Work required: Return the listing below unchanged, minus its pictures.
**** Supplied information
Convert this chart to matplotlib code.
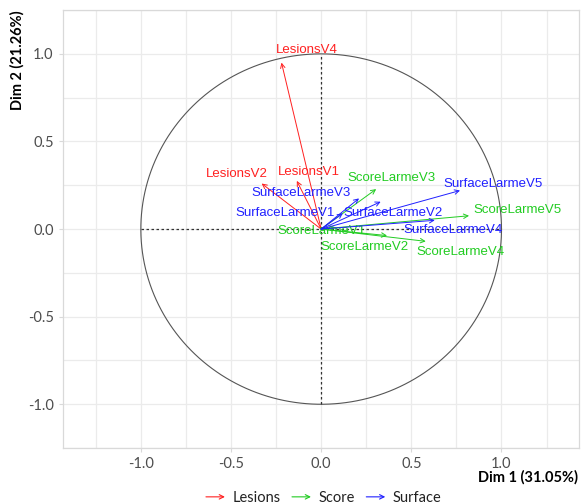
import matplotlib.pyplot as plt
import numpy as np
from matplotlib.legend_handler import HandlerBase
from matplotlib.lines import Line2D
from matplotlib.patches import FancyArrowPatch

# variable coordinates (arrow tips) read from the correlation circle
variables = ["LesionsV4", "LesionsV2", "LesionsV1",
             "ScoreLarmeV1", "ScoreLarmeV2", "ScoreLarmeV3", "ScoreLarmeV4", "ScoreLarmeV5",
             "SurfaceLarmeV1", "SurfaceLarmeV2", "SurfaceLarmeV3", "SurfaceLarmeV4", "SurfaceLarmeV5"]
groups = ["Lesions", "Lesions", "Lesions",
          "Score", "Score", "Score", "Score", "Score",
          "Surface", "Surface", "Surface", "Surface", "Surface"]
dim1 = [-0.22, -0.33, -0.135,
        0.08, 0.365, 0.305, 0.58, 0.82,
        0.12, 0.33, 0.21, 0.63, 0.77]
dim2 = [0.95, 0.26, 0.275,
        0.01, -0.037, 0.228, -0.07, 0.076,
        0.09, 0.156, 0.175, 0.05, 0.22]
# label positions (repelled text)
label_x = [-0.08, -0.47, -0.07,
           0.0, 0.24, 0.39, 0.77, 1.09,
           -0.2, 0.4, -0.11, 0.73, 0.955]
label_y = [1.02, 0.315, 0.326,
           -0.01, -0.10, 0.29, -0.13, 0.11,
           0.094, 0.094, 0.204, -0.005, 0.26]

group_names = ["Lesions", "Score", "Surface"]
group_colors = {"Lesions": "#FF2020", "Score": "#22CC22", "Surface": "#2020FF"}


class HandlerArrow(HandlerBase):
    # thin arrow as legend key, like ggplot's segment key
    def create_artists(self, legend, orig_handle, xdescent, ydescent,
                       width, height, fontsize, trans):
        y = height / 2 - ydescent
        arr = FancyArrowPatch((-xdescent, y), (width - xdescent, y),
                              arrowstyle="->", mutation_scale=8,
                              color=orig_handle.get_color(), lw=0.8,
                              shrinkA=0, shrinkB=0, transform=trans)
        return [arr]


fig = plt.figure(figsize=(5.81, 5.04), dpi=100)
ax = fig.add_axes([0.108, 0.111, 0.888, 0.869])

ax.set_xlim(-1.433, 1.428)
ax.set_ylim(-1.21, 1.21)

major = np.arange(-1.0, 1.01, 0.5)
minor = np.arange(-1.25, 1.26, 0.5)
ax.set_xticks(major)
ax.set_yticks(major)
ax.set_xticks(minor, minor=True)
ax.set_yticks(minor, minor=True)
ax.grid(True, which="both", color="#EBEBEB", linewidth=0.9)
ax.set_axisbelow(True)
for s in ax.spines.values():
    s.set_color("#D9D9D9")
    s.set_linewidth(0.9)
ax.tick_params(which="both", length=3, color="#D9D9D9", labelcolor="#4D4D4D", labelsize=10.5)
ax.tick_params(which="minor", length=0)
ax.set_xticklabels([f"{v:.1f}" for v in major], family="Lato")
ax.set_yticklabels([f"{v:.1f}" for v in major], family="Lato")

# unit circle and dashed axes
t = np.linspace(0, 2 * np.pi, 400)
ax.plot(np.cos(t), np.sin(t), color="#555555", lw=0.8)
ax.plot([-1, 1], [0, 0], color="#333333", lw=0.9, ls=(0, (2, 2)))
ax.plot([0, 0], [-1, 1], color="#333333", lw=0.9, ls=(0, (2, 2)))

for name, g, x, y, lx, ly in zip(variables, groups, dim1, dim2, label_x, label_y):
    c = group_colors[g]
    ax.annotate("", xy=(x, y), xytext=(0, 0),
                arrowprops=dict(arrowstyle="->", color=c, lw=0.7,
                                shrinkA=0, shrinkB=0, mutation_scale=8))
    ax.text(lx, ly, name, color=c, fontsize=9.5, family="Liberation Sans",
            ha="center", va="center")

fig.text(0.995, 0.053, "Dim 1 (31.05%)", ha="right", va="center",
         fontsize=10.5, fontweight="bold", family="Lato")
fig.text(0.030, 0.98, "Dim 2 (21.26%)", ha="center", va="top", rotation=90,
         fontsize=10.5, fontweight="bold", family="Lato")

handles = [Line2D([], [], color=group_colors[g]) for g in group_names]
leg = fig.legend(handles, group_names, loc="center", bbox_to_anchor=(0.557, 0.012),
                 ncol=3, frameon=False, handlelength=1.3, handletextpad=0.5,
                 columnspacing=0.8, prop={"family": "Lato", "size": 10.5},
                 handler_map={Line2D: HandlerArrow()})
for txt in leg.get_texts():
    txt.set_color("#222222")

fig.savefig("out.png", dpi=100)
********
Output below:
Convert this chart to matplotlib code.
import matplotlib.pyplot as plt
import numpy as np
from matplotlib.legend_handler import HandlerBase
from matplotlib.lines import Line2D
from matplotlib.patches import FancyArrowPatch

# variable coordinates (arrow tips) read from the correlation circle
variables = ["LesionsV4", "LesionsV2", "LesionsV1",
             "ScoreLarmeV1", "ScoreLarmeV2", "ScoreLarmeV3", "ScoreLarmeV4", "ScoreLarmeV5",
             "SurfaceLarmeV1", "SurfaceLarmeV2", "SurfaceLarmeV3", "SurfaceLarmeV4", "SurfaceLarmeV5"]
groups = ["Lesions", "Lesions", "Lesions",
          "Score", "Score", "Score", "Score", "Score",
          "Surface", "Surface", "Surface", "Surface", "Surface"]
dim1 = [-0.22, -0.33, -0.135,
        0.08, 0.365, 0.305, 0.58, 0.82,
        0.12, 0.33, 0.21, 0.63, 0.77]
dim2 = [0.95, 0.26, 0.275,
        0.01, -0.037, 0.228, -0.07, 0.076,
        0.09, 0.156, 0.175, 0.05, 0.22]
# label positions (repelled text)
label_x = [-0.08, -0.47, -0.07,
           0.0, 0.24, 0.39, 0.77, 1.09,
           -0.2, 0.4, -0.11, 0.73, 0.955]
label_y = [1.02, 0.315, 0.326,
           -0.01, -0.10, 0.29, -0.13, 0.11,
           0.094, 0.094, 0.204, -0.005, 0.26]

group_names = ["Lesions", "Score", "Surface"]
group_colors = {"Lesions": "#FF2020", "Score": "#22CC22", "Surface": "#2020FF"}


class HandlerArrow(HandlerBase):
    # thin arrow as legend key, like ggplot's segment key
    def create_artists(self, legend, orig_handle, xdescent, ydescent,
                       width, height, fontsize, trans):
        y = height / 2 - ydescent
        arr = FancyArrowPatch((-xdescent, y), (width - xdescent, y),
                              arrowstyle="->", mutation_scale=8,
                              color=orig_handle.get_color(), lw=0.8,
                              shrinkA=0, shrinkB=0, transform=trans)
        return [arr]


fig = plt.figure(figsize=(5.81, 5.04), dpi=100)
ax = fig.add_axes([0.108, 0.111, 0.888, 0.869])

ax.set_xlim(-1.433, 1.428)
ax.set_ylim(-1.21, 1.21)

major = np.arange(-1.0, 1.01, 0.5)
minor = np.arange(-1.25, 1.26, 0.5)
ax.set_xticks(major)
ax.set_yticks(major)
ax.set_xticks(minor, minor=True)
ax.set_yticks(minor, minor=True)
ax.grid(True, which="both", color="#EBEBEB", linewidth=0.9)
ax.set_axisbelow(True)
for s in ax.spines.values():
    s.set_color("#D9D9D9")
    s.set_linewidth(0.9)
ax.tick_params(which="both", length=3, color="#D9D9D9", labelcolor="#4D4D4D", labelsize=10.5)
ax.tick_params(which="minor", length=0)
ax.set_xticklabels([f"{v:.1f}" for v in major], family="Lato")
ax.set_yticklabels([f"{v:.1f}" for v in major], family="Lato")

# unit circle and dashed axes
t = np.linspace(0, 2 * np.pi, 400)
ax.plot(np.cos(t), np.sin(t), color="#555555", lw=0.8)
ax.plot([-1, 1], [0, 0], color="#333333", lw=0.9, ls=(0, (2, 2)))
ax.plot([0, 0], [-1, 1], color="#333333", lw=0.9, ls=(0, (2, 2)))

for name, g, x, y, lx, ly in zip(variables, groups, dim1, dim2, label_x, label_y):
    c = group_colors[g]
    ax.annotate("", xy=(x, y), xytext=(0, 0),
                arrowprops=dict(arrowstyle="->", color=c, lw=0.7,
                                shrinkA=0, shrinkB=0, mutation_scale=8))
    ax.text(lx, ly, name, color=c, fontsize=9.5, family="Liberation Sans",
            ha="center", va="center")

fig.text(0.995, 0.053, "Dim 1 (31.05%)", ha="right", va="center",
         fontsize=10.5, fontweight="bold", family="Lato")
fig.text(0.030, 0.98, "Dim 2 (21.26%)", ha="center", va="top", rotation=90,
         fontsize=10.5, fontweight="bold", family="Lato")

handles = [Line2D([], [], color=group_colors[g]) for g in group_names]
leg = fig.legend(handles, group_names, loc="center", bbox_to_anchor=(0.557, 0.012),
                 ncol=3, frameon=False, handlelength=1.3, handletextpad=0.5,
                 columnspacing=0.8, prop={"family": "Lato", "size": 10.5},
                 handler_map={Line2D: HandlerArrow()})
for txt in leg.get_texts():
    txt.set_color("#222222")

fig.savefig("out.png", dpi=100)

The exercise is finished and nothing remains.